Task :: Print, word for word, the opening line of the data below and every line after it through the line that contains "import * as d3 from 'd3';", but not the pictures.

Records for the task ::

■ ■ ■ ■ ■ ■ ■

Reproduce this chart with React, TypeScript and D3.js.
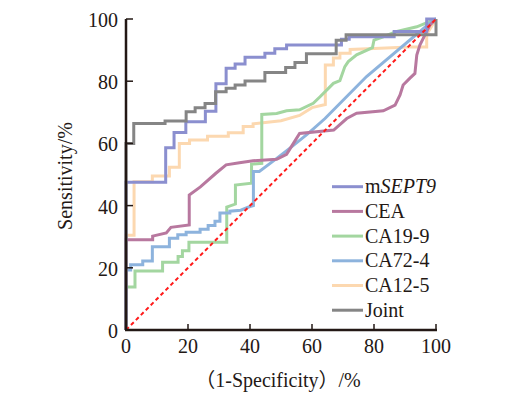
import React from 'react';
import * as d3 from 'd3';

// ROC points as [1-specificity %, sensitivity %]
const mSEPT9: [number, number][] = [
  [0, 0], [0, 47.5], [12.8, 47.5], [12.8, 58.6], [15.5, 58.6], [15.5, 63.5], [19.3, 63.5], [19.3, 67],
  [25.6, 67], [25.6, 70.3], [29, 70.3], [29, 79.2], [32.3, 79.2], [32.3, 84.2], [35.2, 84.2], [35.2, 85.5],
  [38.4, 85.5], [38.4, 87.7], [44.8, 87.7], [44.8, 89], [48, 89], [48, 90.4], [51.8, 90.4], [51.8, 91.6],
  [69.5, 91.6], [69.5, 93.5], [72, 93.5], [72, 94.3], [86.5, 94.3], [86.5, 96], [97, 96], [97, 100], [100, 100],
];
const CEA: [number, number][] = [
  [0, 0], [0, 29], [8.6, 29], [8.6, 30.2], [13, 31.2], [14.5, 33], [20.4, 33.8], [20.4, 43.4], [24, 46],
  [29, 50.4], [32.3, 53.1], [36.6, 53.8], [41, 54.4], [48.6, 54.9], [51.8, 56.5], [54, 60], [56, 63.2],
  [67, 64.3], [71.2, 68], [74.4, 69.7], [83, 70.5], [86.8, 72.3], [88.4, 75.6], [89.4, 78.8], [91.6, 81],
  [93.2, 82.5], [93.8, 88.4], [94.8, 91.6], [97, 96], [98, 98], [100, 100],
];
const CA199: [number, number][] = [
  [0, 0], [0, 13.8], [2.9, 13.8], [2.9, 19], [11.8, 19], [11.8, 21.8], [16.8, 21.8], [16.8, 23.6],
  [18.2, 23.6], [18.2, 25.5], [20.3, 25.5], [20.3, 28.2], [32.5, 28.2], [32.5, 39.5], [35.3, 40.5],
  [35.3, 46.6], [40.5, 47.2], [40.5, 53.3], [43.8, 53.6], [43.8, 69.3], [48.6, 69.6], [51.8, 70.5],
  [56, 70.8], [60.4, 72.9], [62.6, 75], [65.3, 77.7], [66.9, 79.3], [69, 80.2], [70.6, 84.7], [71.7, 86.3],
  [74.4, 88.5], [79.5, 90.8], [80, 93.2], [83, 94.3], [87.4, 96], [93.8, 97.5], [97.5, 99], [100, 100],
];
const CA724: [number, number][] = [
  [0, 0], [0, 19.3], [1.5, 19.3], [1.5, 21], [5.4, 21], [5.4, 22.2], [8.5, 22.2], [8.5, 26.8], [14, 26.8],
  [14, 29.5], [16.7, 29.5], [16.7, 30.6], [19.4, 30.6], [19.4, 31.4], [23.9, 31.4], [23.9, 32.4],
  [26.5, 32.4], [26.5, 33.6], [28.7, 33.6], [28.7, 35], [30.3, 35], [30.3, 37.6], [33.5, 37.6],
  [33.5, 38.2], [37, 38.5], [40, 39.7], [41.1, 40], [41.1, 51], [43, 51], [48, 54.7], [53.4, 58.9],
  [58.8, 63.2], [64.2, 68], [77.6, 81.5], [99, 99.5], [100, 100],
];
const CA125: [number, number][] = [
  [0, 0], [0, 30.5], [2.6, 30.5], [2.6, 47.7], [8.5, 47.7], [8.5, 49.5], [14, 49.5], [14, 52.3],
  [17.2, 52.3], [17.2, 60], [20.5, 60], [20.5, 61.1], [26.3, 61.1], [26.3, 62.3], [33, 62.3], [33, 63.4],
  [37.8, 63.4], [37.8, 65.4], [41, 65.4], [41, 66.3], [50, 67.3], [56, 69], [60, 71.5], [64.3, 72.5],
  [64.3, 85.2], [66.9, 85.2], [66.9, 87.5], [69, 87.5], [69, 89], [72.3, 89], [72.3, 90.2], [80, 90.5],
  [91.5, 91], [97, 91], [97, 95], [100, 100],
];
const Joint: [number, number][] = [
  [0, 0], [0, 60], [2.5, 60], [2.5, 66.4], [12.6, 66.4], [12.6, 67.2], [19.4, 67.2], [19.4, 70.2],
  [22.3, 70.2], [22.3, 71.5], [25.5, 71.5], [25.5, 72.8], [28.9, 72.8], [28.9, 76.6], [32.3, 76.6],
  [32.3, 77.7], [35.2, 77.7], [35.2, 78.8], [38.4, 78.8], [38.4, 80.1], [44.8, 80.1], [44.8, 82.8],
  [51.5, 82.8], [51.5, 84.4], [54.5, 84.4], [54.5, 86], [58.2, 86], [58.2, 88.8], [67.8, 88.8],
  [67.8, 93.2], [71, 93.2], [71, 94.9], [100, 94.9], [100, 100],
];

const seriesNames = ['mSEPT9', 'CEA', 'CA19-9', 'CA72-4', 'CA12-5', 'Joint'];
const seriesData = [mSEPT9, CEA, CA199, CA724, CA125, Joint];
const seriesColors = ['#8b8fcf', '#b8789f', '#a3d6a0', '#8db3dd', '#fcd8b0', '#858585'];
const drawOrder = [4, 2, 3, 1, 0, 5];
const ticks = [0, 20, 40, 60, 80, 100];

const font = '"Times New Roman", "Liberation Serif", "Noto Sans CJK SC", serif';
const fs = 20;

export default function App() {
  const x = d3.scaleLinear().domain([0, 100]).range([126, 436]);
  const y = d3.scaleLinear().domain([0, 100]).range([330, 19]);
  const line = d3.line<[number, number]>().x(d => x(d[0])).y(d => y(d[1]));

  return (
    <svg width={520} height={398} style={{ position: 'absolute', left: 0, top: 0, background: '#fff' }}
      fontFamily={font}>
      {drawOrder.map(i => (
        <path key={i} d={line(seriesData[i]) || ''} fill="none" stroke={seriesColors[i]}
          strokeWidth={3} strokeLinejoin="miter" />
      ))}
      <line x1={x(0)} y1={y(0)} x2={x(100)} y2={y(100)} stroke="#ff1a1a" strokeWidth={2}
        strokeDasharray="4,3" />

      {/* axes */}
      <line x1={x(0)} y1={y(0)} x2={x(0)} y2={y(100)} stroke="#231815" strokeWidth={2.5} />
      <line x1={x(0) - 1} y1={y(0)} x2={x(100) + 1} y2={y(0)} stroke="#231815" strokeWidth={2.5} />
      {ticks.map(t => (
        <g key={'y' + t}>
          <line x1={x(0)} x2={x(0) + 7} y1={y(t)} y2={y(t)} stroke="#231815" strokeWidth={1.5} />
          <text x={118} y={y(t) + 8} textAnchor="end" fontSize={fs} fill="#231815">{t}</text>
        </g>
      ))}
      {ticks.map(t => (
        <g key={'x' + t}>
          <line x1={x(t)} x2={x(t)} y1={y(0)} y2={y(0) - 6} stroke="#231815" strokeWidth={1.5} />
          <text x={x(t)} y={y(0) + 23} textAnchor="middle" fontSize={fs} fill="#231815">{t}</text>
        </g>
      ))}
      <text transform="translate(72,176) rotate(-90)" textAnchor="middle" fontSize={fs} fill="#231815">
        Sensitivity/%
      </text>
      <text x={278} y={387} textAnchor="middle" fontSize={fs} fill="#231815">（1-Specificity）/%</text>

      {/* legend */}
      {seriesNames.map((n, i) => {
        const ly = 186.7 + i * 24.7;
        return (
          <g key={n}>
            <line x1={332} x2={363} y1={ly} y2={ly} stroke={seriesColors[i]} strokeWidth={3} />
            <text x={365} y={ly + 6.5} fontSize={fs} fill="#231815">
              {n === 'mSEPT9' ? (<>m<tspan fontStyle="italic">SEPT9</tspan></>) : n}
            </text>
          </g>
        );
      })}
    </svg>
  );
}
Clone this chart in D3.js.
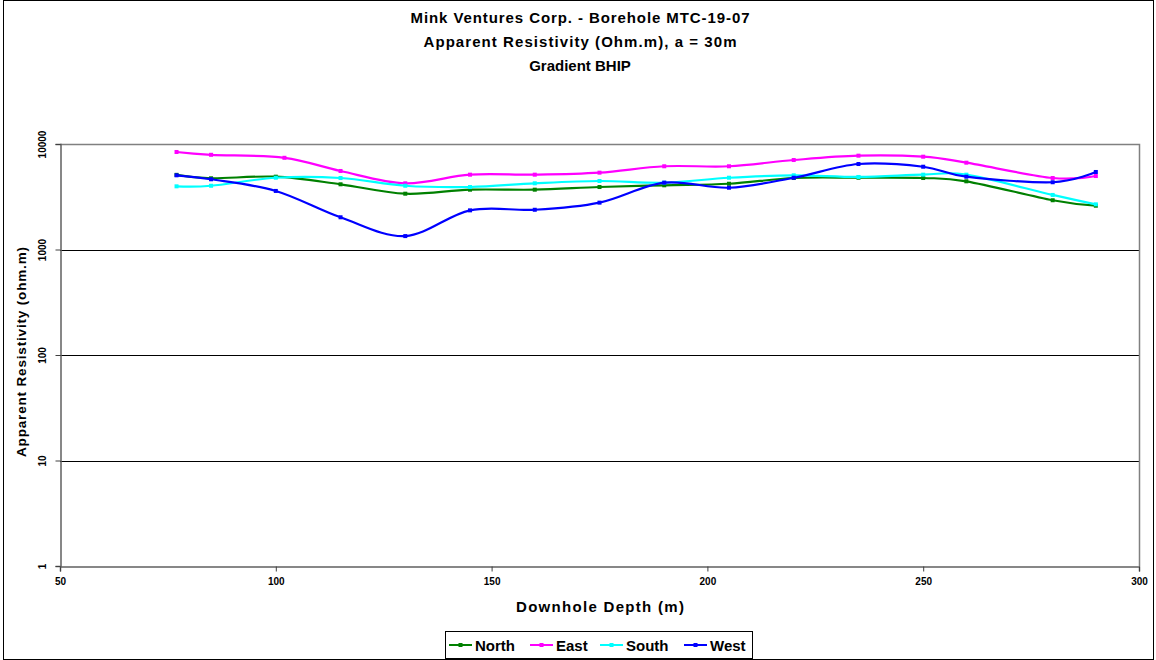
<!DOCTYPE html>
<html>
<head>
<meta charset="utf-8">
<script src="https://cdn.jsdelivr.net/npm/d3@7"></script>
<style>
  html, body { margin: 0; padding: 0; background: #fff; }
  svg { display: block; font-family: "Liberation Sans", Arial, sans-serif; }
</style>
</head>
<body>
<svg id="chart" width="1156" height="660"></svg>
<script>
// Downhole depths (m) for each station
const depthNorth = [77, 85, 100, 115, 130, 145, 160, 175, 190, 205, 220, 235, 250, 260, 280, 290];
const depthEast  = [77, 85, 102, 115, 130, 145, 160, 175, 190, 205, 220, 235, 250, 260, 280, 290];
const depthSouth = [77, 85, 100, 115, 130, 145, 160, 175, 190, 205, 220, 235, 250, 260, 280, 290];
const depthWest  = [77, 85, 100, 115, 130, 145, 160, 175, 190, 205, 220, 235, 250, 260, 280, 290];

// Apparent resistivity (ohm.m)
const north = [5100, 4730, 4900, 4150, 3380, 3690, 3690, 3910, 4060, 4200, 4760, 4790, 4760, 4430, 2930, 2600];
const east  = [8400, 7900, 7400, 5550, 4240, 5120, 5120, 5350, 6150, 6150, 7050, 7750, 7580, 6650, 4760, 4970];
const south = [3970, 4020, 4790, 4760, 4020, 3910, 4240, 4460, 4300, 4790, 5050, 4870, 5120, 5120, 3290, 2680];
const west  = [5050, 4630, 3590, 2020, 1340, 2350, 2380, 2780, 4300, 3850, 4790, 6460, 6090, 4900, 4340, 5430];

const seriesNames  = ["North", "East", "South", "West"];
const seriesColors = ["#008000", "#ff00ff", "#00ffff", "#0000ff"];

const xTicks = [50, 100, 150, 200, 250, 300];
const yTicks = [1, 10, 100, 1000, 10000];

const titleLines = [
  "Mink Ventures Corp. - Borehole MTC-19-07",
  "Apparent Resistivity (Ohm.m), a = 30m",
  "Gradient BHIP"
];
const titleWidths = [339, 313, null];

const series = [
  { name: seriesNames[0], color: seriesColors[0], depth: depthNorth, values: north },
  { name: seriesNames[1], color: seriesColors[1], depth: depthEast,  values: east  },
  { name: seriesNames[2], color: seriesColors[2], depth: depthSouth, values: south },
  { name: seriesNames[3], color: seriesColors[3], depth: depthWest,  values: west  }
];

const svg = d3.select("#chart");
const W = 1156, H = 660;
const plot = { left: 60, right: 1139, top: 144, bottom: 566 };

// Outer frame
svg.append("rect")
  .attr("x", 3.5).attr("y", 0.5).attr("width", W - 6).attr("height", H - 1)
  .attr("fill", "#fff").attr("stroke", "#000").attr("stroke-width", 1);

const x = d3.scaleLinear().domain([50, 300]).range([plot.left, plot.right]);
const y = d3.scaleLog().domain([1, 10000]).range([plot.bottom, plot.top]);

// Horizontal gridlines at decades
svg.append("g")
  .selectAll("line")
  .data(yTicks.slice(1, -1))
  .join("line")
  .attr("x1", plot.left).attr("x2", plot.right)
  .attr("y1", d => Math.round(y(d)) + 0.5).attr("y2", d => Math.round(y(d)) + 0.5)
  .attr("stroke", "#000").attr("stroke-width", 1);

// Plot area border (top and right)
svg.append("path")
  .attr("d", `M${plot.left},${plot.top + 0.5}H${plot.right + 0.5}V${plot.bottom}`)
  .attr("fill", "none").attr("stroke", "#808080").attr("stroke-width", 1.5);

// X axis
const xAxis = d3.axisBottom(x).tickValues(xTicks).tickSize(5).tickPadding(6).tickFormat(d3.format("d"));
const gx = svg.append("g").attr("transform", `translate(0,${plot.bottom + 0.5})`).call(xAxis);
gx.select(".domain").attr("stroke", "#606060").attr("stroke-width", 1.5);
gx.selectAll(".tick line").attr("stroke", "#404040");
gx.selectAll(".tick text")
  .attr("font-family", "'Liberation Sans', Arial, sans-serif")
  .attr("font-size", 10).attr("font-weight", "bold").attr("fill", "#000");

// Y axis
const yAxis = d3.axisLeft(y).tickValues(yTicks).tickSize(5).tickPadding(0).tickFormat(d3.format("d"));
const gy = svg.append("g").attr("transform", `translate(${plot.left + 0.5},0)`).call(yAxis);
gy.select(".domain").attr("stroke", "#606060").attr("stroke-width", 1.5);
gy.selectAll(".tick line").attr("stroke", "#404040");
gy.selectAll(".tick text")
  .attr("font-family", "'Liberation Sans', Arial, sans-serif")
  .attr("font-size", 10).attr("font-weight", "bold").attr("fill", "#000")
  .attr("text-anchor", "middle")
  .attr("x", null).attr("dy", null)
  .attr("transform", "translate(-18,0) rotate(-90)")
  .attr("dominant-baseline", "central");

// Series lines with smooth curves
const line = d3.line()
  .x(d => x(d[0]))
  .y(d => y(d[1]))
  .curve(d3.curveCardinal.tension(0));

const gSeries = svg.append("g");
series.forEach(s => {
  const pts = s.depth.map((d, i) => [d, s.values[i]]);
  gSeries.append("path")
    .datum(pts)
    .attr("d", line)
    .attr("fill", "none")
    .attr("stroke", s.color)
    .attr("stroke-width", 2.2);
  gSeries.append("g")
    .selectAll("rect")
    .data(pts)
    .join("rect")
    .attr("x", d => x(d[0]) - 2).attr("y", d => y(d[1]) - 2)
    .attr("width", 4).attr("height", 4)
    .attr("fill", s.color);
});

// Title
svg.append("g")
  .selectAll("text")
  .data(titleLines)
  .join("text")
  .attr("x", 580).attr("y", (d, i) => 23 + i * 24)
  .attr("text-anchor", "middle")
  .attr("font-size", 15).attr("font-weight", "bold").attr("fill", "#000")
  .attr("textLength", (d, i) => titleWidths[i])
  .attr("lengthAdjust", (d, i) => titleWidths[i] ? "spacing" : null)
  .text(d => d);

// Axis titles
svg.append("text")
  .attr("x", 600).attr("y", 612)
  .attr("text-anchor", "middle")
  .attr("font-size", 15).attr("font-weight", "bold").attr("fill", "#000")
  .attr("textLength", 168).attr("lengthAdjust", "spacing")
  .text("Downhole Depth (m)");

svg.append("text")
  .attr("transform", "translate(26,352) rotate(-90)")
  .attr("text-anchor", "middle")
  .attr("font-size", 13.5).attr("font-weight", "bold").attr("fill", "#000")
  .attr("textLength", 210).attr("lengthAdjust", "spacing")
  .text("Apparent Resistivity (ohm.m)");

// Legend
const legend = svg.append("g");
legend.append("rect")
  .attr("x", 445.5).attr("y", 631.5).attr("width", 307).attr("height", 27)
  .attr("fill", "#fff").attr("stroke", "#000").attr("stroke-width", 1);
const legendX = [449, 530, 600, 684];
series.forEach((s, i) => {
  const lx = legendX[i], ly = 645;
  legend.append("line")
    .attr("x1", lx).attr("x2", lx + 23).attr("y1", ly).attr("y2", ly)
    .attr("stroke", s.color).attr("stroke-width", 2);
  legend.append("rect")
    .attr("x", lx + 9.5).attr("y", ly - 2).attr("width", 4).attr("height", 4)
    .attr("fill", s.color);
  legend.append("text")
    .attr("x", lx + 26).attr("y", ly + 5.5)
    .attr("font-size", 15).attr("font-weight", "bold").attr("fill", "#000")
    .text(s.name);
});
</script>
</body>
</html>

■ ■ ■ ■ ■ ■ ■

Written answer ::
Reproduce this chart with React, TypeScript and D3.js.
import React from 'react';
import * as d3 from 'd3';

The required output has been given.